Now two crows throw their voices into the gray air. Two notes of music that have escaped the February songbook.
The winter quiet and white light make me feel peaceful now, a contrast to the writing and recording schedule I was ravaged by the past two weeks.
Last night, driving in, I couldn’t wait to be home to see my children, D and B’s sweet faces, and Dakota the Husky. Not that I’m ever immune to their loveliness. I love being with them. I love doing nothing and everything with them. I love our quiet winter weekends. I like it quiet. I like to be around the people I like and love.

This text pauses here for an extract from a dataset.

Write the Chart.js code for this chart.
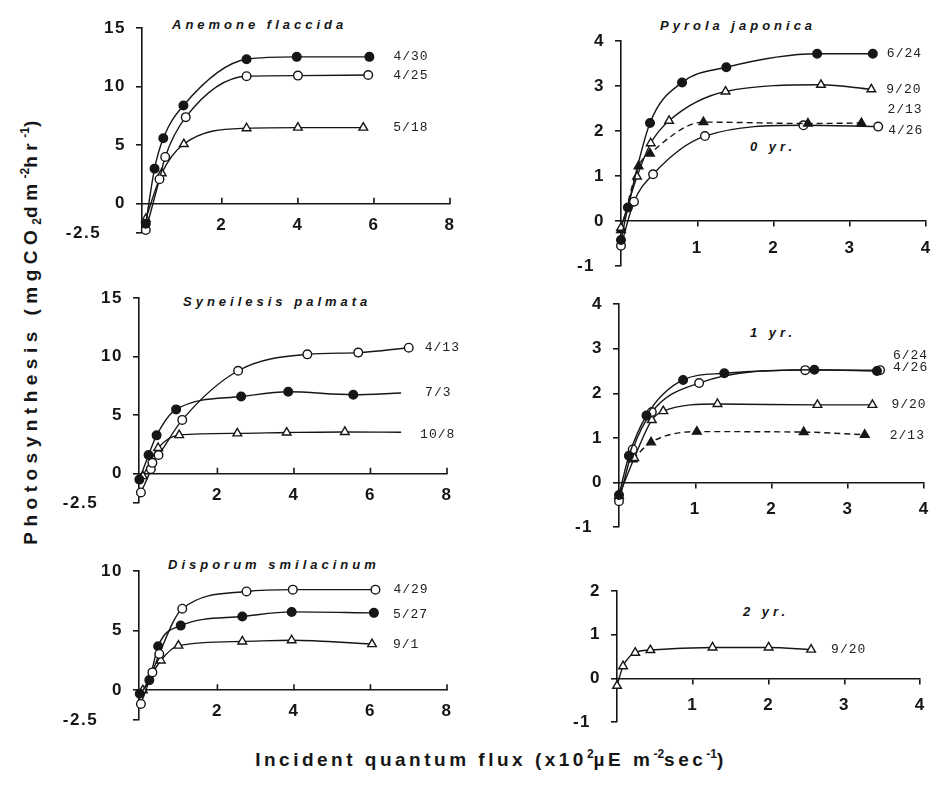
<!DOCTYPE html>
<html>
<head>
<meta charset="utf-8">
<title>Photosynthesis light curves</title>
<script src="https://cdn.jsdelivr.net/npm/chart.js@4.4.1/dist/chart.umd.min.js"></script>
<style>
  html, body { margin: 0; background: #fff; }
  body { position: relative; width: 931px; height: 786px; overflow: hidden;
         font-family: "Liberation Sans", Arial, sans-serif; color: #161616; }
  canvas { position: absolute; }
  .name { position: absolute; font-size: 13px; line-height: 14px; font-weight: bold;
          font-style: italic; letter-spacing: 4px; white-space: nowrap; }
  .axis-title { position: absolute; font-size: 19px; line-height: 22px; font-weight: bold;
                letter-spacing: 3.5px; white-space: nowrap; transform: translate(-50%, -50%); }
  .axis-title.vertical { letter-spacing: 5.5px; transform: translate(-50%, -50%) rotate(-90deg); }
  .axis-title sup { font-size: 12px; vertical-align: 8px; letter-spacing: 0; }
  .axis-title sub { font-size: 12px; vertical-align: -4px; letter-spacing: 0; }
</style>
</head>
<body>
<div class="name" style="left:172px;top:18px">Anemone flaccida</div>
<div class="name" style="left:660px;top:19px">Pyrola japonica</div>
<div class="name" style="left:183px;top:295px">Syneilesis palmata</div>
<div class="name" style="left:168px;top:558px">Disporum smilacinum</div>
<div class="name" style="left:750px;top:140px">0 yr.</div>
<div class="name" style="left:750px;top:326px">1 yr.</div>
<div class="name" style="left:743px;top:605px">2 yr.</div>
<div class="axis-title" style="left:491px;top:757px">Incident quantum flux (x10<sup>2</sup>µE m<sup>-2</sup>sec<sup>-1</sup>)</div>
<div class="axis-title vertical" style="left:31px;top:330px">Photosynthesis (mgCO<sub>2</sub>dm<sup>-2</sup>hr<sup>-1</sup>)</div>

<script>
// data: [x, y] pairs, x = quantum flux (x10^2 uE m-2 s-1), y = mgCO2 dm-2 hr-1

// Anemone flaccida
const anemone_0430 = [[0, -1.7], [0.23, 3.0], [0.46, 5.6], [0.99, 8.4], [2.65, 12.35], [3.97, 12.55], [5.88, 12.55]];
const anemone_0425 = [[0, -2.25], [0.36, 2.1], [0.51, 4.0], [1.05, 7.4], [2.65, 10.9], [4.0, 10.95], [5.85, 11.0]];
const anemone_0518 = [[0, -1.3], [0.42, 2.6], [1.0, 5.1], [2.65, 6.45], [4.0, 6.5], [5.72, 6.5]];

// Syneilesis palmata (last point of 7/3 and 10/8 is the curve end, no marker)
const syneilesis_0413 = [[0, -1.6], [0.26, 0.4], [0.3, 0.93], [0.46, 1.6], [1.08, 4.6], [2.54, 8.8], [4.35, 10.2], [5.68, 10.35], [7.0, 10.77]];
const syneilesis_0703 = [[-0.04, -0.5], [0.2, 1.6], [0.41, 3.28], [0.92, 5.5], [2.62, 6.6], [3.85, 7.0], [5.55, 6.75], [6.8, 6.9]];
const syneilesis_1008 = [[0.05, -0.2], [0.45, 2.2], [1.0, 3.3], [2.52, 3.45], [3.81, 3.52], [5.33, 3.57], [6.8, 3.55]];

// Disporum smilacinum
const disporum_0429 = [[0, -1.15], [0.3, 1.5], [0.48, 3.05], [1.08, 6.85], [2.76, 8.3], [3.97, 8.45], [6.13, 8.45]];
const disporum_0527 = [[-0.03, -0.3], [0.22, 0.85], [0.45, 3.7], [1.04, 5.43], [2.65, 6.2], [3.94, 6.58], [6.09, 6.5]];
const disporum_0901 = [[0.05, 0], [0.52, 2.5], [0.98, 3.75], [2.65, 4.1], [3.94, 4.2], [6.04, 3.87]];

// Pyrola japonica, 0 yr leaves
const pyrola0_0624 = [[0, -0.42], [0.09, 0.3], [0.38, 2.18], [0.8, 3.08], [1.38, 3.42], [2.57, 3.72], [3.3, 3.72]];
const pyrola0_0920 = [[0, -0.15], [0.21, 0.99], [0.39, 1.73], [0.63, 2.23], [1.37, 2.88], [2.62, 3.03], [3.28, 2.93]];
const pyrola0_0213 = [[0, -0.2], [0.23, 1.22], [0.38, 1.5], [1.08, 2.2], [2.45, 2.17], [3.15, 2.18]];
const pyrola0_0426 = [[0, -0.55], [0.17, 0.43], [0.42, 1.04], [1.1, 1.89], [2.39, 2.13], [3.37, 2.1]];

// Pyrola japonica, 1 yr leaves
const pyrola1_0624 = [[0, -0.28], [0.13, 0.6], [0.36, 1.5], [0.84, 2.3], [1.38, 2.45], [2.56, 2.53], [3.38, 2.5]];
const pyrola1_0426 = [[0, -0.42], [0.18, 0.74], [0.43, 1.58], [1.05, 2.23], [2.44, 2.52], [3.42, 2.52]];
const pyrola1_0920 = [[0, -0.3], [0.2, 0.55], [0.43, 1.4], [0.58, 1.6], [1.29, 1.76], [2.6, 1.74], [3.32, 1.74]];
const pyrola1_0213 = [[0.18, 0.52], [0.42, 0.9], [1.02, 1.14], [2.42, 1.13], [3.22, 1.07]];

// Pyrola japonica, 2 yr leaves
const pyrola2_0920 = [[0, -0.17], [0.08, 0.28], [0.24, 0.59], [0.44, 0.65], [1.26, 0.71], [2.0, 0.71], [2.56, 0.66]];

// tick labels
const herbXTicks = [2, 4, 6, 8];
const herbYTicks = [-2.5, 0, 5, 10, 15];
const disporumYTicks = [-2.5, 0, 5, 10];
const pyrolaXTicks = [1, 2, 3, 4];
const pyrolaYTicks = [-1, 0, 1, 2, 3, 4];
const pyrola2YTicks = [-1, 0, 1, 2];

const INK = '#161616';
const Y_AXIS_W = 92, PAD_T = 14, PAD_R = 16, PAD_B = 34;
const TICK_FONT = { family: '"Liberation Sans", Arial, sans-serif', size: 17, weight: 'bold' };

const MARKS = {
  dot:     { style: 'circle',   fill: INK,    r: 4.3 },
  ring:    { style: 'circle',   fill: '#fff', r: 4.3 },
  tri:     { style: 'triangle', fill: '#fff', r: 5 },
  triFill: { style: 'triangle', fill: INK,    r: 5 }
};

function series(label, points, mark, extra = {}) {
  return Object.assign({ label, points, mark, dx: 14, dy: 0 }, extra);
}

const panels = [
  { box: { axisX: 142, top: 22, right: 450, bottom: 233 }, x: [-0.1, 8], y: [-2.5, 15],
    xTicks: herbXTicks, yTicks: herbYTicks, tickUp: true, lines: [
      series('4/30', anemone_0430, 'dot', { dx: 24 }),
      series('4/25', anemone_0425, 'ring', { dx: 25, dy: 1 }),
      series('5/18', anemone_0518, 'tri', { dx: 30 })
    ] },
  { box: { axisX: 139, top: 292, right: 447, bottom: 503 }, x: [-0.05, 8], y: [-2.5, 15],
    xTicks: herbXTicks, yTicks: herbYTicks, tickUp: true, lines: [
      series('4/13', syneilesis_0413, 'ring', { dx: 16 }),
      series('7/3', syneilesis_0703, 'dot', { dx: 24, tail: true }),
      series('10/8', syneilesis_1008, 'tri', { dx: 19, dy: 2, tail: true })
    ] },
  { box: { axisX: 139, top: 565, right: 447, bottom: 720 }, x: [-0.05, 8], y: [-2.5, 10],
    xTicks: herbXTicks, yTicks: disporumYTicks, tickUp: true, lines: [
      series('4/29', disporum_0429, 'ring', { dx: 18 }),
      series('5/27', disporum_0527, 'dot', { dx: 19, dy: 2 }),
      series('9/1', disporum_0901, 'tri', { dx: 21 })
    ] },
  { box: { axisX: 621, top: 35, right: 927, bottom: 266 }, x: [0, 4], y: [-1, 4],
    xTicks: pyrolaXTicks, yTicks: pyrolaYTicks, tickUp: false, lines: [
      series('6/24', pyrola0_0624, 'dot', { dx: 14 }),
      series('9/20', pyrola0_0920, 'tri', { dx: 15 }),
      series('2/13', pyrola0_0213, 'triFill', { dx: 26, dy: -13, dashed: true }),
      series('4/26', pyrola0_0426, 'ring', { dx: 10, dy: 4 })
    ] },
  { box: { axisX: 619, top: 298, right: 925, bottom: 527 }, x: [0, 4], y: [-1, 4],
    xTicks: pyrolaXTicks, yTicks: pyrolaYTicks, tickUp: false, lines: [
      series('6/24', pyrola1_0624, 'dot', { dx: 16, dy: -15 }),
      series('4/26', pyrola1_0426, 'ring', { dx: 13, dy: -3 }),
      series('9/20', pyrola1_0920, 'tri', { dx: 19 }),
      series('2/13', pyrola1_0213, 'triFill', { dx: 25, dy: 1, dashed: true })
    ] },
  { box: { axisX: 617, top: 585, right: 921, bottom: 722 }, x: [0, 4], y: [-1, 2],
    xTicks: pyrolaXTicks, yTicks: pyrola2YTicks, tickUp: false, lines: [
      series('9/20', pyrola2_0920, 'tri', { dx: 20 })
    ] }
];

// upward x ticks (herb panels) and the date tags at the end of each curve
const panelMarks = {
  id: 'panelMarks',
  beforeDraw(chart) {
    chart.ctx.letterSpacing = '1.5px';
  },
  afterDraw(chart, args, opts) {
    const { ctx } = chart;
    const xs = chart.scales.x, ys = chart.scales.y;
    const y0 = ys.getPixelForValue(0);
    ctx.save();
    if (opts.tickUp) {
      ctx.strokeStyle = INK;
      ctx.lineWidth = 1.6;
      ctx.beginPath();
      opts.xTicks.forEach(v => {
        const px = xs.getPixelForValue(v);
        ctx.moveTo(px, y0);
        ctx.lineTo(px, y0 - 6);
      });
      ctx.stroke();
    }
    ctx.font = '13px "Liberation Mono", "DejaVu Sans Mono", monospace';
    ctx.letterSpacing = '1px';
    ctx.fillStyle = '#222';
    ctx.textBaseline = 'middle';
    chart.data.datasets.forEach((ds, i) => {
      const pts = chart.getDatasetMeta(i).data;
      const last = pts[pts.length - 1];
      ctx.fillText(ds.label, last.x + ds.tagDx, last.y + ds.tagDy);
    });
    ctx.restore();
  }
};

function fixedTicks(values) {
  return scale => { scale.ticks = values.map(v => ({ value: v })); };
}

// the lowest tick label sits further left of the axis than the others
function yLabel(v) {
  if (v === -2.5) return '-2.5\u2002\u2002\u2009';
  if (v === -1) return '-1\u2002';
  return String(v);
}

function drawPanel(p) {
  const b = p.box;
  const canvas = document.createElement('canvas');
  const w = b.right - b.axisX + Y_AXIS_W + PAD_R;
  const h = b.bottom - b.top + PAD_T + PAD_B;
  canvas.width = w;
  canvas.height = h;
  canvas.style.left = (b.axisX - Y_AXIS_W) + 'px';
  canvas.style.top = (b.top - PAD_T) + 'px';
  canvas.style.width = w + 'px';
  canvas.style.height = h + 'px';
  document.body.appendChild(canvas);

  const datasets = p.lines.map(s => {
    const m = MARKS[s.mark];
    return {
      label: s.label,
      data: s.points.map(([x, y]) => ({ x, y })),
      showLine: true,
      borderColor: INK,
      borderWidth: 1.4,
      borderDash: s.dashed ? [6, 4] : [],
      cubicInterpolationMode: 'monotone',
      pointStyle: m.style,
      pointRadius: s.points.map((_, i) => (s.tail && i === s.points.length - 1 ? 0 : m.r)),
      pointBackgroundColor: m.fill,
      pointBorderColor: INK,
      pointBorderWidth: 1.4,
      clip: false,
      tagDx: s.dx,
      tagDy: s.dy
    };
  });

  new Chart(canvas, {
    type: 'scatter',
    data: { datasets },
    plugins: [panelMarks],
    options: {
      responsive: false,
      animation: false,
      devicePixelRatio: 1,
      layout: { padding: { left: 0, top: PAD_T, right: PAD_R, bottom: PAD_B } },
      plugins: {
        legend: { display: false },
        tooltip: { enabled: false },
        panelMarks: { tickUp: p.tickUp, xTicks: p.xTicks }
      },
      scales: {
        x: {
          type: 'linear',
          min: p.x[0], max: p.x[1],
          position: { y: 0 },
          afterFit: s => { s.height = 0; },
          afterBuildTicks: fixedTicks(p.xTicks),
          grid: { drawOnChartArea: false, drawTicks: !p.tickUp, tickLength: 5, color: INK, lineWidth: 1.6 },
          border: { display: true, color: INK, width: 1.6 },
          ticks: { font: TICK_FONT, color: INK, padding: p.tickUp ? 11 : 12, maxRotation: 0, autoSkip: false }
        },
        y: {
          type: 'linear',
          min: p.y[0], max: p.y[1],
          afterFit: s => { s.width = Y_AXIS_W; },
          afterBuildTicks: fixedTicks(p.yTicks),
          grid: { drawOnChartArea: false, drawTicks: true, tickLength: 6, color: INK, lineWidth: 1.6 },
          border: { display: true, color: INK, width: 1.6 },
          ticks: { font: TICK_FONT, color: INK, padding: 10, callback: yLabel }
        }
      }
    }
  });
}

panels.forEach(drawPanel);
</script>
</body>
</html>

I love my art. I like that it lends itself to paying the bills. I don’t have to wreck my art for that purpose (too many musicians do). That would be a tragedy. Even the parts of the work I don’t like … help me recalibrate myself.
I love what I do, and I love why I do it. I don’t do it for fame or adulation. I do it to have the kind of life I have set up for myself.
My relationships with my children and that husky (and just a few close friends) make my life great. The triangle of faces pressed to the iced window when I drove up last night … the only wedge that can open the cold heart of winter.